The authority contended that no compensation was payable; it argued that its proposed use of a “heavy wall” pipe for the pipeline meant that development of the whole site, including coal extraction, could still go ahead.

Held: The claim was dismissed.

(1) The claimant’s compensation figure under head (i), for loss and disturbance appeared to have been made on the basis of “damages” and by reference to the tariff of standard payments which the acquiring authority adopted when agreeing payments with landowners. There was no such agreement with the claimant and no evidence to support a claim for damages, which would, in any event, fall outside the remit of the tribunal. Even if the claim were treated as a disturbance claim under r (6) in section 5 of the Land Compensation Act 1961, there was no evidence that the claimant had suffered any loss as a result of the occupation of part of the land before, during or after the construction of the pipeline since the land was disused throughout that period. Nor was the claimant entitled to recover any sum in respect of time expended in dealing with legal matters relating to the authority’s entry onto the land before construction. The claimant had not kept an ongoing record of the time spent on the matter and had produced no evidence that its business had suffered as a result of distractions in the use of its time. On that matter, as with other matters that came under the heading of “disturbance”, actual losses had to be proved: Thomas Newall Ltd v Lancaster City Council [2013] EWCA Civ 802 applied.

(2) For the claimant to succeed in its claim for injurious affection under section 7 of the 1965 Act, as modified by the 1986 Act, it had to show that the any injury had been caused by the exercise of the powers, taking account not only of how they were exercised initially but also to how they might realistically, in practice, be exercised in the future in terms of ongoing maintenance, repair and possible replacement. That matter had to be viewed by reference to what a prospective purchaser of the land would have known, or could realistically have found out, at the valuation date about what was going to be installed under the land, together with any potential implications relating to subsequent works of repair or replacement, and what restrictions that might impose on the potential for development.

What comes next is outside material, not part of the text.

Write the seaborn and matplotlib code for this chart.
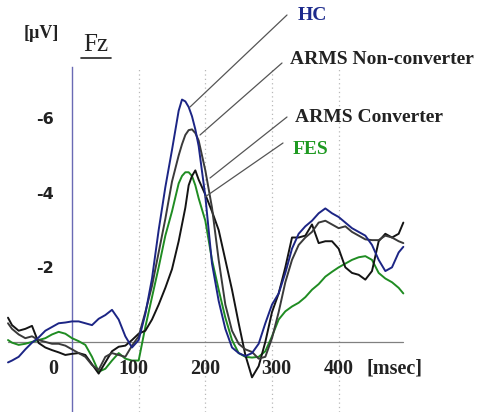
import matplotlib
matplotlib.use("Agg")
import matplotlib.pyplot as plt
import seaborn as sns
import pandas as pd
from matplotlib.lines import Line2D

# ---------------- data ----------------
time_ms = ([-96] + list(range(-90, 170, 10)) + [165, 170, 175, 180, 185]
           + list(range(190, 500, 10)) + [497])
time_ms = sorted(set(time_ms))

hc = [0.55, 0.5, 0.4, 0.2, 0.02, -0.12, -0.3, -0.4, -0.5, -0.52,
      -0.55, -0.55, -0.5, -0.45, -0.62, -0.72, -0.86, -0.6, -0.15, 0.15,
      -0.05, -0.75, -1.7, -3.0, -4.15, -5.15, -6.2, -6.5, -6.45, -6.3, -6.05, -5.7, -5.25,
      -3.9, -2.1, -1.1, -0.35, 0.15, 0.3, 0.38, 0.3, 0.05, -0.5,
      -1.0, -1.3, -1.85, -2.5, -2.9, -3.1, -3.25, -3.45, -3.58, -3.45,
      -3.35, -3.2, -3.05, -2.95, -2.85, -2.6, -2.2, -1.9, -2.0, -2.4, -2.55]

arms_nonconv = [-0.5, -0.35, -0.2, -0.1, -0.15, -0.05, 0.0, 0.05, 0.05, 0.1,
                0.2, 0.3, 0.4, 0.62, 0.75, 0.4, 0.3, 0.35, 0.4, 0.1,
                -0.15, -0.8, -1.5, -2.4, -3.3, -4.3, -5.0, -5.3, -5.55, -5.68, -5.7, -5.6, -5.4,
                -4.6, -3.6, -2.2, -1.0, -0.3, 0.05, 0.2, 0.27, 0.45, 0.4,
                -0.1, -0.8, -1.6, -2.2, -2.6, -2.8, -2.95, -3.2, -3.25, -3.15,
                -3.05, -3.1, -2.95, -2.85, -2.75, -2.73, -2.73, -2.85, -2.8, -2.7, -2.65]

arms_conv = [-0.65, -0.45, -0.3, -0.35, -0.43, 0.03, 0.15, 0.22, 0.28, 0.35,
             0.32, 0.3, 0.35, 0.6, 0.85, 0.55, 0.25, 0.13, 0.1, -0.05,
             -0.22, -0.3, -0.6, -1.0, -1.45, -1.95, -2.7, -3.15, -3.6, -4.2, -4.45, -4.6, -4.35,
             -3.95, -3.5, -3.0, -2.2, -1.4, -0.5, 0.35, 0.95, 0.65, 0.0,
             -0.8, -1.3, -2.0, -2.8, -2.8, -2.85, -3.15, -2.65, -2.7, -2.7,
             -2.5, -2.0, -1.85, -1.8, -1.67, -1.9, -2.7, -2.9, -2.8, -2.9, -3.2]

fes = [-0.05, 0.02, 0.08, 0.05, 0.0, -0.05, -0.1, -0.2, -0.27, -0.22,
       -0.1, -0.02, 0.08, 0.4, 0.8, 0.72, 0.5, 0.3, 0.45, 0.5,
       0.5, -0.4, -1.2, -2.0, -2.85, -3.5, -4.25, -4.45, -4.55, -4.55, -4.45, -4.2, -3.85,
       -3.25, -2.2, -1.4, -0.65, -0.05, 0.3, 0.4, 0.42, 0.4, 0.25,
       -0.15, -0.6, -0.82, -0.95, -1.05, -1.2, -1.4, -1.55, -1.75, -1.88,
       -2.0, -2.1, -2.2, -2.27, -2.3, -2.2, -1.85, -1.7, -1.6, -1.45, -1.3]

series_names = ["HC", "ARMS Non-converter", "ARMS Converter", "FES"]
y_major = [-6, -4, -2]
y_minor = [-7, -5, -3, -1, 0]
x_labels = [0, 100, 200, 300, 400]

# ---------------- styling ----------------
colors = {"HC": "#1c2585", "ARMS Non-converter": "#3a3a3a",
          "ARMS Converter": "#141414", "FES": "#1f8c22"}
text_colors = {"HC": "#1c2a8c", "ARMS Non-converter": "#222222",
               "ARMS Converter": "#222222", "FES": "#1f9a22"}
x_label_shift = {0: -20, 100: -8, 200: 0, 300: 6, 400: 0}

sns.set_style("white")
plt.rcParams["font.family"] = ["Liberation Serif", "DejaVu Serif"]

fig = plt.figure(figsize=(4.8, 4.12), dpi=100)
ax = fig.add_axes([0, 0, 1, 1])
ax.set_facecolor("white")

ax.set_xlim(-108, 612)
ax.set_ylim(1.88, -9.17)

# dotted verticals
for t in x_labels[1:]:
    ax.plot([t, t], [1.88, -7.37], ls=(0, (1, 2.5)), color="#b8b8b8", lw=0.9, zorder=1)
# zero line
ax.plot([time_ms[0], time_ms[-1]], [0, 0], color="#808080", lw=0.9, zorder=1)

n = len(time_ms)
df = pd.DataFrame({"time": time_ms * 4,
                   "value": hc + arms_nonconv + arms_conv + fes,
                   "group": sum([[s] * n for s in series_names], [])})
draw_order = ["FES", "ARMS Converter", "ARMS Non-converter", "HC"]
for name in draw_order:
    sub = df[df["group"] == name]
    sns.lineplot(data=sub, x="time", y="value", color=colors[name], lw=1.4,
                 estimator=None, sort=False, ax=ax, zorder=3,
                 solid_joinstyle="round")

# axes / spines
for s in ["top", "right", "bottom"]:
    ax.spines[s].set_visible(False)
ax.spines["left"].set_position(("data", 0))
ax.spines["left"].set_bounds(-7.37, 1.88)
ax.spines["left"].set_color("#6a6ab4")
ax.spines["left"].set_linewidth(1.0)
ax.set_xticks([])
ax.set_yticks(y_major)
ax.set_yticks(y_minor, minor=True)
ax.set_yticklabels([str(v) for v in y_major], fontfamily="DejaVu Sans",
                   fontweight="bold", fontsize=11.5, color="#222222")
ax.tick_params(axis="y", which="major", direction="out", length=9, width=1.2,
               color="#c2643c", pad=4)
ax.tick_params(axis="y", which="minor", direction="out", length=9, width=1.0,
               color="#dca083")
ax.set_xlabel("")
ax.set_ylabel("")

# x tick labels drawn inside the plot
for t in x_labels:
    ha = "right" if t == 0 else "center"
    ax.text(t + x_label_shift[t], 0.72, str(t), ha=ha, va="center", fontsize=14.5,
            fontweight="bold", color="#222222")
ax.text(442, 0.72, "[msec]", ha="left", va="center", fontsize=14.5,
        fontweight="bold", color="#222222")

# unit and electrode label
fig.text(41 / 480, 1 - 33 / 412, "[µV]", ha="center", va="center", fontsize=13,
         fontweight="bold", color="#222222")
fig.text(96 / 480, 1 - 45 / 412, "Fz", ha="center", va="center", fontsize=18,
         color="#222222")
fig.add_artist(Line2D([81 / 480, 111 / 480], [1 - 58 / 412, 1 - 58 / 412],
                      color="#222222", lw=1.2))

# leader labels
def px(x, y):
    return (x / 480, 1 - y / 412)

labels = {
    "HC": ((298, 15), (287, 15), (190, 107)),
    "ARMS Non-converter": ((290, 60), (282, 63), (200, 135)),
    "ARMS Converter": ((295, 118), (287, 117), (210, 178)),
    "FES": ((293, 149), (283, 143), (205, 197)),
}
for name, (tpos, l0, l1) in labels.items():
    fig.text(*px(*tpos), name, ha="left", va="center", fontsize=14,
             fontweight="bold", color=text_colors[name])
    fig.add_artist(Line2D([l0[0] / 480, l1[0] / 480],
                          [1 - l0[1] / 412, 1 - l1[1] / 412],
                          color="#555555", lw=0.9))

fig.savefig("out.png", dpi=100, facecolor="white")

On the evidence, a prospective purchaser would have been able to establish, at the valuation date, that a decision had been made to install the pipeline as a heavy-wall pipe, suitable for use in urban and residential areas where there was a high population, such that there would be no bar on development including coal extraction over the whole site. While the terms of the CPO would permit a replacement pipe in either thin or thick wall to be installed at any time, in reality that would not happen. It was inconceivable that the authority would attempt to install a thin wall pipe after advising the CPO inquiry that they would be installing something else. A prospective purchaser would not, based on its enquiries, have been unduly concerned about the existence of the pipeline and would not have anticipated that, in the event of problems, any replacement pipe would be installed at shallower depth than actually installed, or in thin-walled pipe. It followed that the exercise of the powers conferred by the CPO did not, and would not be anticipated to, cause damage to the claimant of a kind which could be compensated under section 7 of the 1965 Act, as modified under para 7 of Schedule 3 to the 1986 Act. The claims for compensation under heads (ii) and (iii) therefore failed.

(3) For similar reasons, the claimant was not entitled to compensation under head (iv) for loss of the opportunity to extract, at some future date, a percentage of any enhanced development potential of the rugby club land in return for agreeing to modify or discharge the restrictive covenant. On the evidence, there had been no sterilisation of that land as a result of the pipeline and thus no loss of potential development value. it followed that all the claimant’s compensation claims should be assessed at nil.

Philippa Ashworth (instructed by TG Jones & Associates, of Swansea) appeared for the claimant; Richard Honey (instructed by Eversheds LLP, of Cambridge) appeared for the defendant/respondent.